Du haut de ma potence, je regarde la France
Les Chants de Mandrin est le quatrième film de Rabah Ameur-Zaïmeche, ce qui est déjà en soi un événement, tant Wesh-Wesh, Bled number one et le Dernier Maquis, ses précédentes œuvres ont laissé le souvenir d’un cinéma libre et personnel.

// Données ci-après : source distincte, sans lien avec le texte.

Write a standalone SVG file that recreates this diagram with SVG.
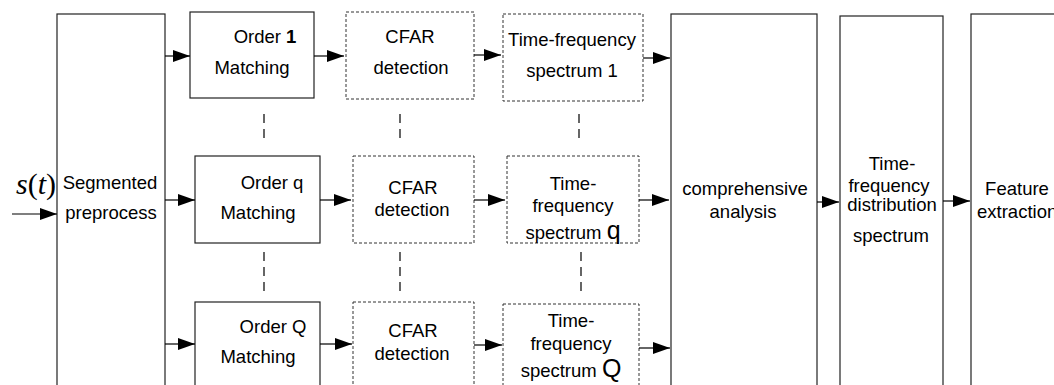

Il en est de même pour ce film décrivant la vie d’un groupe de contrebandiers après la mort de Mandrin. Il est rare de voir un film aussi cohérent dans son projet, cet hommage à la contrebande peut être lu à différents niveaux. Le film lui-même semble être fait en contrebande, une économie de moyen, quelques soldats figurent une armée, peu de personnages, des décors naturels, le tout produit par la boite de production de Rabah Ameur-Zaïmeche en toute indépendance (et qui a mis du temps à sortir en salle malgré son prix Jean Vigo).
Un film aussi de contrebandiers tant il semble loin d’une certaine tendance du cinéma actuel soutenue par certains critiques qui met en avant les films coups de poing, les films qui en mettent plein la vue, qui cherchent le plan parfait, bien léché*, le cinéma de Rabah Ameur-Zaïmeche est un antidote à ces purs objets plastiques, vides de narcissisme qui veulent écraser, épater plutôt que de permettre au spectateur de se sentir libres de projeter sur le film son propre regard, ici on ouvre le champ, on s’attarde sur des visages, le cinéaste cherche la respiration de la scène, il cherche à filmer la vie et ce qui circule entre des corps. Les acteurs (tous bouleversants de présence) jouent et cherchent leur jeu en même temps, certaines scènes donnent l’impression d’être improvisées, le cinéaste s’intéresse ainsi aux hésitations dans les mouvements, dans les paroles, il s’intéresse à ce qui s’échappe, nous ramenant ainsi à la contrebande.
Car les Chants de Mandrin est aussi un grand film politique et si le film l’est ce n’est pas tant par un discours plaqué pour convaincre les déjà convaincus mais par cette idée que la politique c’est l’action collective, c’est se mettre en branle, c’est ce que font ces contrebandiers, construire une barricade, déserter, se mettre hors-la-loi, vivre dans la nature près d’un feu, combattre, c’est aussi produire et diffuser un livre, et qu’est-ce qu’un film sinon une œuvre collective ? Rabah Ameur-Zaïmeche donne à voir un film qui se construit, une troupe qui crée, invente.
Mais cela n’en fait pas un objet théorique froid et rébarbatif, au contraire, le travail est précis, attentif pour voler des moments de vie, pour capter la beauté d’une étoffe lorsque le vent souffle, pour filmer la brusquerie d’un cheval, pour filmer aussi une nature d’autant plus belle qu’on ne cherche pas à la magnifier. Ainsi de nombreuses scènes sont de purs moments de grâce qui semblent arrachés à l’instant, que ce soit des cavaliers en ombres chinoises, une attaque silencieuse d’un lieu ou cette scène finale dans laquelle Jacques Nolot magnifique récite la Complainte de Mandrin, une scène de joie, de force qui en dit beaucoup plus qu’il n’y paraît sur la société d’aujourd’hui et sur la nécessité de reprendre le combat.
* Lire à ce sujet le compte-rendu du dernier festival de Cannes dans les Cahiers du cinéma de juin 2012 et le très intéressant article Les experts (de la poudre aux yeux) dans les Cahiers du cinéma de mai 2012 qui donnent de bons arguments théoriques pour ceux qui défendent un cinéma qui ne soit pas qu’une performance esthétique vaine.
Les Chants de Mandrin de Rabah Ameur-Zaïmeche, 2011, avec Rabah Ameur-Zaïmeche, Jacques Nolot, Christian Milla-Darmezin, Kenji Levan, Jean-Luc Nancy…
Belle chronique!Elle a le mérite de me donner l’envie de découvrir ce film .Surtout que les films précédents de ce réalisateur ne m’ont pas beaucoup plus.